» **Excerpted records**
------------------------------------

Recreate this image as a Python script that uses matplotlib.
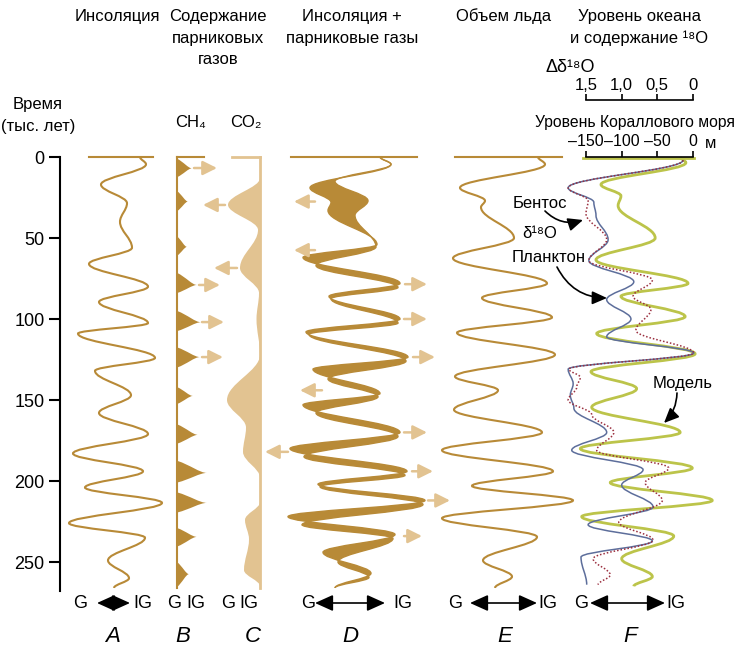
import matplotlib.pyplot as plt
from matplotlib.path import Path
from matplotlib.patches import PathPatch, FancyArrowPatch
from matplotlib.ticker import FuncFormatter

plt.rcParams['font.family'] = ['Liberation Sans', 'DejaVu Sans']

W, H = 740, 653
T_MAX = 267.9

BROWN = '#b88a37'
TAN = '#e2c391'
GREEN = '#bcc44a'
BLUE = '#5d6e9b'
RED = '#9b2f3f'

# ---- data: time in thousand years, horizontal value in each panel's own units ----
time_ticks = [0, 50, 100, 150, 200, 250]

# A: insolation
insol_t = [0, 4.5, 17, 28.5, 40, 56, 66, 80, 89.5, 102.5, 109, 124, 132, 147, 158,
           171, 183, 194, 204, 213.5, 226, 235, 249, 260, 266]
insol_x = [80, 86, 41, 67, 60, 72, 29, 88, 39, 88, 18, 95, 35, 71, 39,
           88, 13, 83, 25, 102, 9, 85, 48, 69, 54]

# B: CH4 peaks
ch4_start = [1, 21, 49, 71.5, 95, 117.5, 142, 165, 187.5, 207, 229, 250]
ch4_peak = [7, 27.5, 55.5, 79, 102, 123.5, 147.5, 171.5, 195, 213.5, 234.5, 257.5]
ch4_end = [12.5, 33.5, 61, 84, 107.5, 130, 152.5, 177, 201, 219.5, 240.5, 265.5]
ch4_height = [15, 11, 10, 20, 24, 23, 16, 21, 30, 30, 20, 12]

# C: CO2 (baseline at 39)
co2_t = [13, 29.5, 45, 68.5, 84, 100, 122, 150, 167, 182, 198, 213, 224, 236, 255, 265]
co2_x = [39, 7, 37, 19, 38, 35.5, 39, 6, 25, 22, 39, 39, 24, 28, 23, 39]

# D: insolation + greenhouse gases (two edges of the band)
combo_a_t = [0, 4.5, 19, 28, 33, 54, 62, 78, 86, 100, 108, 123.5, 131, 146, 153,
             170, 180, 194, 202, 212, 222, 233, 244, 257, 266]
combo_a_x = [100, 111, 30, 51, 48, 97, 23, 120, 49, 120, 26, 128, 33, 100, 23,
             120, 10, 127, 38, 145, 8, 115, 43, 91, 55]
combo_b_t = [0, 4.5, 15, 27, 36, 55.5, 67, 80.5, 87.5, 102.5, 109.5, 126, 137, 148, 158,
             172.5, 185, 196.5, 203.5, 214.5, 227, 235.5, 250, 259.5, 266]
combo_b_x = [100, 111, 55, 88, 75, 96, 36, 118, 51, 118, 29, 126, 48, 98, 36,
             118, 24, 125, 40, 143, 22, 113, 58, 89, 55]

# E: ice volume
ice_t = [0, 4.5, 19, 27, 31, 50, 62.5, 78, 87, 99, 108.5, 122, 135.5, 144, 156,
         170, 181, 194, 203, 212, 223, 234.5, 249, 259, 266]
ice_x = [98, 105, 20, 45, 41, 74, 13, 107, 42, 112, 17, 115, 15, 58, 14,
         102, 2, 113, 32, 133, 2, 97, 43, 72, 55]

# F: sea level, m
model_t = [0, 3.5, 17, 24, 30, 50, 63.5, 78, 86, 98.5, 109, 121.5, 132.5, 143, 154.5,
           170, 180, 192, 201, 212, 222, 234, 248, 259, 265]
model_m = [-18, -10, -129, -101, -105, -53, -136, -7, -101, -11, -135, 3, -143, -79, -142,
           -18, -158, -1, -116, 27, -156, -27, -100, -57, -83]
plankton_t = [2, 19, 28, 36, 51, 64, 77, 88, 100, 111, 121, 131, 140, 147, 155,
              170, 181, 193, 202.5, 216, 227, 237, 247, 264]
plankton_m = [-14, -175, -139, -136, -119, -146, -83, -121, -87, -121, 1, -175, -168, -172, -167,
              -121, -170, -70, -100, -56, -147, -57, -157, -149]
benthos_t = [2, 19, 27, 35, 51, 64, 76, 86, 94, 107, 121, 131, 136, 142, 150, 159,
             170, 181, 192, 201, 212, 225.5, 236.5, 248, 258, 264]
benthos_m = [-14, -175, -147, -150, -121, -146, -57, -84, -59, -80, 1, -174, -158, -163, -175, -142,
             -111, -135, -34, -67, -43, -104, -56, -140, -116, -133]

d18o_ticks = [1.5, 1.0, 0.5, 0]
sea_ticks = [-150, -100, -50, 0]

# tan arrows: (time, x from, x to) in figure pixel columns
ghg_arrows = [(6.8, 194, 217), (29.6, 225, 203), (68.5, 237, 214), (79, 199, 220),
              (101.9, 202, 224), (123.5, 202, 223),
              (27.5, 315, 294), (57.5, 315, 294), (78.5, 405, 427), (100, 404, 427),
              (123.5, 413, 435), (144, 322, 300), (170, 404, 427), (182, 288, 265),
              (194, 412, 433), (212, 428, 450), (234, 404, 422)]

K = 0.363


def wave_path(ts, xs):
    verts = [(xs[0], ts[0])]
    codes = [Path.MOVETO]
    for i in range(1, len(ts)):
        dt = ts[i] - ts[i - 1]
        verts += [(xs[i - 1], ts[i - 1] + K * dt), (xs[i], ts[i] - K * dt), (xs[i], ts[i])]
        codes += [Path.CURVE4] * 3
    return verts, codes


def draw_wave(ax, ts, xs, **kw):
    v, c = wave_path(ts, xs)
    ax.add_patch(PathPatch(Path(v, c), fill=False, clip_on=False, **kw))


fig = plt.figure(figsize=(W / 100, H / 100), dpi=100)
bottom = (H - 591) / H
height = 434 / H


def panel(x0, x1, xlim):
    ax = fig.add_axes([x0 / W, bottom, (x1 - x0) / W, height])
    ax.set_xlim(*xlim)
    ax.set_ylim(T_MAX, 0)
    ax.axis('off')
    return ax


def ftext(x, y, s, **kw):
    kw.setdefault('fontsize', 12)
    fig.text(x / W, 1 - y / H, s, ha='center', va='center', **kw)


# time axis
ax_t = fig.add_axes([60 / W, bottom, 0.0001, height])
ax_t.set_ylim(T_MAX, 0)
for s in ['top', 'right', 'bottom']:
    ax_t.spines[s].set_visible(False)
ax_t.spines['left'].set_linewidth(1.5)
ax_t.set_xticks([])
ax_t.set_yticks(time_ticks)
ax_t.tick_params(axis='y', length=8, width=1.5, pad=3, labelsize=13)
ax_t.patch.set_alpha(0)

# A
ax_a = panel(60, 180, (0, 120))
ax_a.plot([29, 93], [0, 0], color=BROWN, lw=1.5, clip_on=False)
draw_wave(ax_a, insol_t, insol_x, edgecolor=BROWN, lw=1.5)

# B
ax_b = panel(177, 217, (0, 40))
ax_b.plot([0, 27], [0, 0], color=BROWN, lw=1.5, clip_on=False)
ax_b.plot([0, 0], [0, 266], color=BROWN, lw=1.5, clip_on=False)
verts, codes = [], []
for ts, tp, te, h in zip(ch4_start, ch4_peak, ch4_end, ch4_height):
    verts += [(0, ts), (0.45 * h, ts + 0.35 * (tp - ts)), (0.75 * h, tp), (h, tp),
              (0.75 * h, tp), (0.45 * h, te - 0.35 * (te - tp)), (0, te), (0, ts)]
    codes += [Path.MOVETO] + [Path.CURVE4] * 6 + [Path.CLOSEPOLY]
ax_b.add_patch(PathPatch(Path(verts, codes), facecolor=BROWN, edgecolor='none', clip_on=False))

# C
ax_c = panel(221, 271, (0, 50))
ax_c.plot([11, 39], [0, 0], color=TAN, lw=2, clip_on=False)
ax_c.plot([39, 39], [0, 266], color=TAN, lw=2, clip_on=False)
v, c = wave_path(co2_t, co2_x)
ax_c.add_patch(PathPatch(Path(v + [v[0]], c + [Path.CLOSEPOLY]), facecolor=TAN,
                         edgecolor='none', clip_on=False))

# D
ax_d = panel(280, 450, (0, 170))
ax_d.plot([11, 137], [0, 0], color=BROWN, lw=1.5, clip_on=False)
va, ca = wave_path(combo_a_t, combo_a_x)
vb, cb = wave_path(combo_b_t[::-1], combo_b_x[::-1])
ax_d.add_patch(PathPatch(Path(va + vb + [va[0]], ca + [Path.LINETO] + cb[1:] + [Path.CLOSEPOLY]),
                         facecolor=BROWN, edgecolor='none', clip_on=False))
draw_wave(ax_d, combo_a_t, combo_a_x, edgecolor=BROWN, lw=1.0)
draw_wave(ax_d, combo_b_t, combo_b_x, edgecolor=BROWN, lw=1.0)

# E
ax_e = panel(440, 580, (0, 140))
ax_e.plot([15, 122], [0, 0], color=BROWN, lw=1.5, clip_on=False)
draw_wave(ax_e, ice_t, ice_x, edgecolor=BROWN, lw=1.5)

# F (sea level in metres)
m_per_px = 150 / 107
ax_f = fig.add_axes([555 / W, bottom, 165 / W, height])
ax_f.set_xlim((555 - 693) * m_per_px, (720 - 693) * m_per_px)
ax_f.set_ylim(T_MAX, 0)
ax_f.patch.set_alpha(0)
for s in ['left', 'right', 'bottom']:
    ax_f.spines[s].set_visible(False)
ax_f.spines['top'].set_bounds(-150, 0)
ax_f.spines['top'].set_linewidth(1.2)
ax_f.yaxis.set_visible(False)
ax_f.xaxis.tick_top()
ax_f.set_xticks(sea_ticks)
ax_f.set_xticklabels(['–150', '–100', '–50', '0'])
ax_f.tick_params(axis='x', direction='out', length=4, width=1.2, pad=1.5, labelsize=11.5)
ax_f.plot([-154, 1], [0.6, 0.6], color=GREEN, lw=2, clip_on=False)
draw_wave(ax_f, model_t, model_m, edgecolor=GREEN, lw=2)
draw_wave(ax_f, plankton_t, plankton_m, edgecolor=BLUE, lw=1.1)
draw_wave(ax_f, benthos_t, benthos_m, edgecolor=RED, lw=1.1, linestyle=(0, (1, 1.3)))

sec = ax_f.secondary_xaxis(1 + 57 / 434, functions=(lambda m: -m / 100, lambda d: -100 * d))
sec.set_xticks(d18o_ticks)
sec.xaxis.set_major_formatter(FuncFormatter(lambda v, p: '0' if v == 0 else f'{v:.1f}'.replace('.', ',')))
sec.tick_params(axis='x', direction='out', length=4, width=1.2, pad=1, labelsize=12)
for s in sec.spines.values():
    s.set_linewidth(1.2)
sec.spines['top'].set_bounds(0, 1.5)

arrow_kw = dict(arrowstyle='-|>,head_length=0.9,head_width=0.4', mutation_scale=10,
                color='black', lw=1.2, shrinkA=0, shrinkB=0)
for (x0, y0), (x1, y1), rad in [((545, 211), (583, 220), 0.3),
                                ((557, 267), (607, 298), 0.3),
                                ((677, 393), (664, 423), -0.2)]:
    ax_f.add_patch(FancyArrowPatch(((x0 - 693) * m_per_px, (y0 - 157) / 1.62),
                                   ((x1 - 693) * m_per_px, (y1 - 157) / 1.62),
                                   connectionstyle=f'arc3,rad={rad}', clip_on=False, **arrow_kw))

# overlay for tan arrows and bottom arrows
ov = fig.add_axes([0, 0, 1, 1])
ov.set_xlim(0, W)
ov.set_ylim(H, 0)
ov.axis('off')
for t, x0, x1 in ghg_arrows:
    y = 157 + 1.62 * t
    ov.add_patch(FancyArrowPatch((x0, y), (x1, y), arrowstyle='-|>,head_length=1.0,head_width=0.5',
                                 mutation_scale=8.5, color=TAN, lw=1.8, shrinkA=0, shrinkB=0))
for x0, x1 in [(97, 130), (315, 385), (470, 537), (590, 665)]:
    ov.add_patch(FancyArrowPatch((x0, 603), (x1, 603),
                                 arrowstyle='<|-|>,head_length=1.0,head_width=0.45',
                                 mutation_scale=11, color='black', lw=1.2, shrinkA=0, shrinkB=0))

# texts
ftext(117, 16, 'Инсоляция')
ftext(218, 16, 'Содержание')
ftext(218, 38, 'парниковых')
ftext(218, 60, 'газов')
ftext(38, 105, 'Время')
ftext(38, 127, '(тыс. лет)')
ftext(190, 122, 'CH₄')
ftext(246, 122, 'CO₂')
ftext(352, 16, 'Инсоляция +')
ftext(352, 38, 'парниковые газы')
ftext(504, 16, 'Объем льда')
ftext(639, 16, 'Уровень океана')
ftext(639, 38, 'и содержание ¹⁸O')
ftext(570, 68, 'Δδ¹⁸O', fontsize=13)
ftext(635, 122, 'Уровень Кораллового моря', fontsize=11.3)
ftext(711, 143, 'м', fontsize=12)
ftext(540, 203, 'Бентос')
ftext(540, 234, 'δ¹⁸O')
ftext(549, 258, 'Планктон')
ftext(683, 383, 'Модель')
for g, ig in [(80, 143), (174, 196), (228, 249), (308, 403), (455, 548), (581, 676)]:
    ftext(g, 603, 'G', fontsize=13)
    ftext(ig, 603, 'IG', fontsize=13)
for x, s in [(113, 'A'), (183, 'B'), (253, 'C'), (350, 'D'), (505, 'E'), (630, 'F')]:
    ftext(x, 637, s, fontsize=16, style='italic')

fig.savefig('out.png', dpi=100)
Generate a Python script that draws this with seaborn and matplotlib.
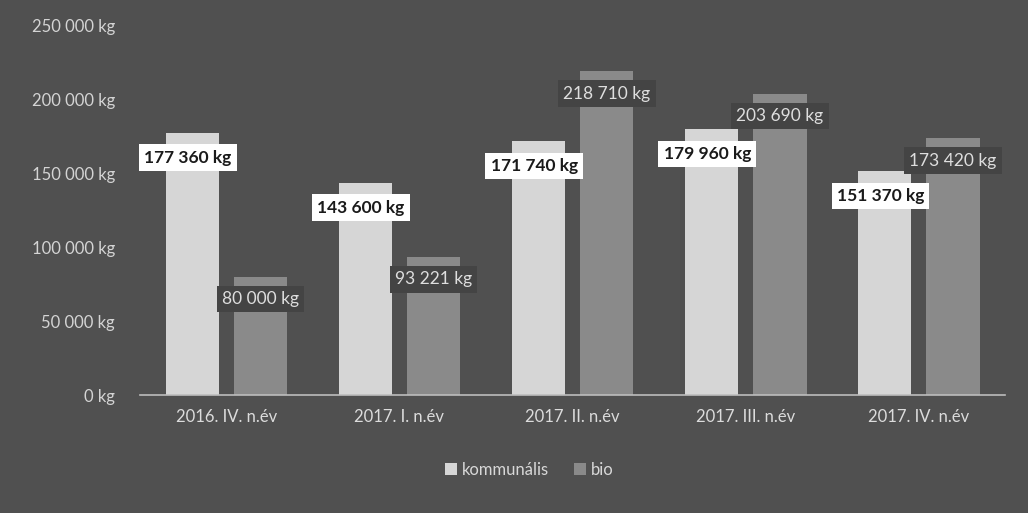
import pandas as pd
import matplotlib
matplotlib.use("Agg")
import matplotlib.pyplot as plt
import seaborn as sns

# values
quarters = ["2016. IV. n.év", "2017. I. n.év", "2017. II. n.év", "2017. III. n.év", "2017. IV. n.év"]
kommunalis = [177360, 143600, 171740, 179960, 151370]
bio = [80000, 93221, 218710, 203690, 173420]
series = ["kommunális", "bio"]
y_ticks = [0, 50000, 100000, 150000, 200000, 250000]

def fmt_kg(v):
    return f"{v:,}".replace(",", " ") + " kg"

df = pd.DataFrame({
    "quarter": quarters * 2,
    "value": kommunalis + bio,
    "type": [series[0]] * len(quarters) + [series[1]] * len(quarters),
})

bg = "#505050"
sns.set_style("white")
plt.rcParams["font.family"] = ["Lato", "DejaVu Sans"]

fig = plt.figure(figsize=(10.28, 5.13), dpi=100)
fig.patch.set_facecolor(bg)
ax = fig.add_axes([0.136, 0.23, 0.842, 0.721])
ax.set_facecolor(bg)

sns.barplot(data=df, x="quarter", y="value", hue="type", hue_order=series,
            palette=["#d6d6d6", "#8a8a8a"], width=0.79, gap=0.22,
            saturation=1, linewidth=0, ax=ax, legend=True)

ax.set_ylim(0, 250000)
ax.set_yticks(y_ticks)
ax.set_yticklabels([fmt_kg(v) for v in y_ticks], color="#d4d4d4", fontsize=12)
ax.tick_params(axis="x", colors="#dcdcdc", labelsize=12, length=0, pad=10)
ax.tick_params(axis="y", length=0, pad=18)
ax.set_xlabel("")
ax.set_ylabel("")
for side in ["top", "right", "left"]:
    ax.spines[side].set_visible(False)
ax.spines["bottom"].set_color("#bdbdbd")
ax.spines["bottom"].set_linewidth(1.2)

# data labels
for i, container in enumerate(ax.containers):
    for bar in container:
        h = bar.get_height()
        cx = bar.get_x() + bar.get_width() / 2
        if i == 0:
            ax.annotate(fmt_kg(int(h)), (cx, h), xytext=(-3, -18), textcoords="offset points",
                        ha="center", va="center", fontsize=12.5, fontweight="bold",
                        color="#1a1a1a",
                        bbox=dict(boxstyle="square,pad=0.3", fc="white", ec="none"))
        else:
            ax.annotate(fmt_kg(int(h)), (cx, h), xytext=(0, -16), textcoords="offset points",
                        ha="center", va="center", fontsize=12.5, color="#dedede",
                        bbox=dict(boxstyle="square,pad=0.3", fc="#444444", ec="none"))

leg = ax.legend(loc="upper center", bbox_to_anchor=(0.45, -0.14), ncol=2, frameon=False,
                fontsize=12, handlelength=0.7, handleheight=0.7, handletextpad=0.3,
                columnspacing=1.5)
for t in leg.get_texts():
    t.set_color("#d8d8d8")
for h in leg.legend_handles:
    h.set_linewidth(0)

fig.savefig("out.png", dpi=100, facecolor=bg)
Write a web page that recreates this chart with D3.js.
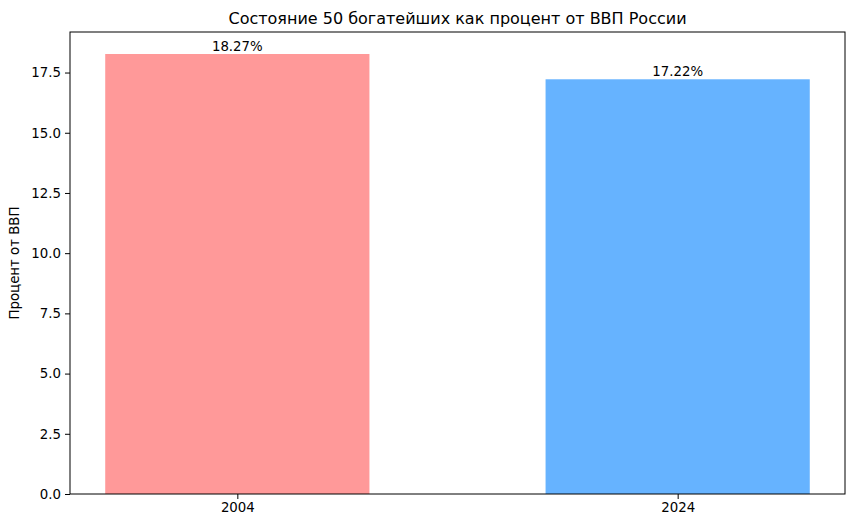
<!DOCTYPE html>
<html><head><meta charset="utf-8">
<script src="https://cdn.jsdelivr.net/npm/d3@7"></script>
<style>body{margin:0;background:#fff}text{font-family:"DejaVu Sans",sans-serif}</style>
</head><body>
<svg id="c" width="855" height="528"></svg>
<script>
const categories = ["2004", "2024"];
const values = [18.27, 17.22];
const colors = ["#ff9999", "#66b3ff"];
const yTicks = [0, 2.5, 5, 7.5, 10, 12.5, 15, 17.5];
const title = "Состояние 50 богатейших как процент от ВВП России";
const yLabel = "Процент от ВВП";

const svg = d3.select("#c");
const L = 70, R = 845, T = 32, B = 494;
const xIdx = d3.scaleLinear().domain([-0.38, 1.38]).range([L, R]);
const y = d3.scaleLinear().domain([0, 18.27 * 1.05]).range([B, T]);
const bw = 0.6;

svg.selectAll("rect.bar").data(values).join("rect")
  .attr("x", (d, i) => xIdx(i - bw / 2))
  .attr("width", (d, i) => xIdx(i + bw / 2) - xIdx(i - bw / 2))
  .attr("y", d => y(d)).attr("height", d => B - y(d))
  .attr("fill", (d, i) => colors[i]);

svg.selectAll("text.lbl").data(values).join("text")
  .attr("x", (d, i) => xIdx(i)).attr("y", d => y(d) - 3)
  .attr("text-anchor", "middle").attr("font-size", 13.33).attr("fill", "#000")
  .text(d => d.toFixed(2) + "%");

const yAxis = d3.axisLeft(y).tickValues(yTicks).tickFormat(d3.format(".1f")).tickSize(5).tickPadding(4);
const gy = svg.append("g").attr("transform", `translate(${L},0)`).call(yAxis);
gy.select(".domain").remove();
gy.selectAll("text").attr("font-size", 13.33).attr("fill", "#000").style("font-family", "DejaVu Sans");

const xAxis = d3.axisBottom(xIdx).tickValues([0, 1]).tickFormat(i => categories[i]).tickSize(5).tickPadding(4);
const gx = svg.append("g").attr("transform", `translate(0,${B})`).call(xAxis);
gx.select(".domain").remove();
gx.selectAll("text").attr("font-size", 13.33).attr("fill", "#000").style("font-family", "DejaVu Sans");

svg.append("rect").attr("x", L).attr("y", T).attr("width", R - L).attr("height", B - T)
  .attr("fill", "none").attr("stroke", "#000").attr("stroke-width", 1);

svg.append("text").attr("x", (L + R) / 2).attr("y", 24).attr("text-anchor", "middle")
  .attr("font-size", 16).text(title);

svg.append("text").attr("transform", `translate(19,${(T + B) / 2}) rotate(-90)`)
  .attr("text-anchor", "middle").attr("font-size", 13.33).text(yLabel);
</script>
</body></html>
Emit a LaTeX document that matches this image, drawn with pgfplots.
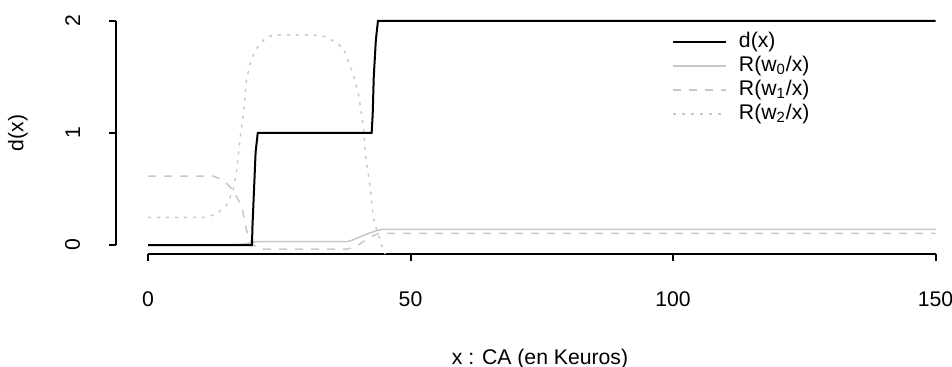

------------------------------------

Extract from the data every line where "Python" shows up.

Recreate this image as a Python script that uses matplotlib.
Generate a Python script that draws this with seaborn and matplotlib.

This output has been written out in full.